Rocky Mountain Section - 64th Annual Meeting (9–11 May 2012)

Paper No. 8
Presentation Time: 8:00 AM-5:30 PM

PRECAMBRIAN GEOLOGY OF YELLOWSTONE NATIONAL PARK (YNP) AND SURROUNDING AREAS: EXHUMATION OF PRECAMBRIAN GNEISSES AND APATITE (U-TH)/HE AGES


BRICKER, A.L.1, FOSTER, D.a.2, HENRY, D.J.3, MOGK, D.W.4, MUELLER, Paul A.2, MIN, K.2 and SHAN, J.2, (1)Dept. of Geological Sciences, Bryn Mawr College, Bryn Mawr, PA 19010, (2)Department of Geological Sciences, University of Florida, Gainesville, FL 32611, (3)Dept. of Geology and Geophysics, Louisiana State University, Baton Rouge, LA 70803, (4)Dept.
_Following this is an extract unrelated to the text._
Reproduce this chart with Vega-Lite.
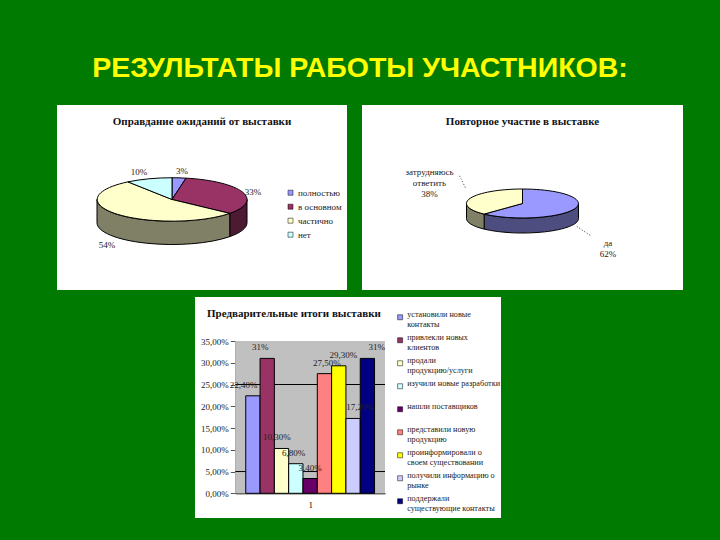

Earth Sciences, Montana State Univ, Bozeman, MT 59717, abricker@brynmawr.edu

Surface uplift and erosional exhumation of the Precambrian rocks of the Beartooth Range and the South Snowy Range occurred in the Paleocene due to Laramide thrusting and more recently due to extension and advancement of the Yellowstone Hot Spot. Samples collected for low-temperature thermochronology included felsic and intermediate composition gneisses and granitoids from transects across the central Beartooth Range and the South Snowy block in Yellowstone National Park. Apatite (U-Th)/He (A-He) data place constraints on the exhumation history of the Archean rocks and the relative importance of Laramide and post-Laramide events in forming the topography. A-He apparent ages on the granitoids of Beartooth Plateau range from about 63 to 80 Ma and increase in age with elevation. These data are consistent with published apatite fission-track data and indicate that the Archean rocks were exhumed below ~70˚C during Paleogene time. In contrast the A-He analyses from Archean metasedimentary and plutonic rocks in the northern part of Yellowstone National Park give middle Miocene cooling ages, with single-grain ages ranging from about 6 to 25 Ma. These data indicate more recent exhumation of the Precambrian surface below ~70˚C either through erosion of Eocene volcanic and sedimentary rocks, or Paleozoic rocks. The scatter in single grain ages suggests the samples were within the He partial retention zone until after 10 Ma and that cooling commenced in late-Miocene-Pliocene times. The Miocene-Pliocene erosional exhumation was probably in response to development of the Yellowstone drainage system due to initiation of topographic relief associated with regional extension or the thermal bulge of the Yellowstone Hot Spot.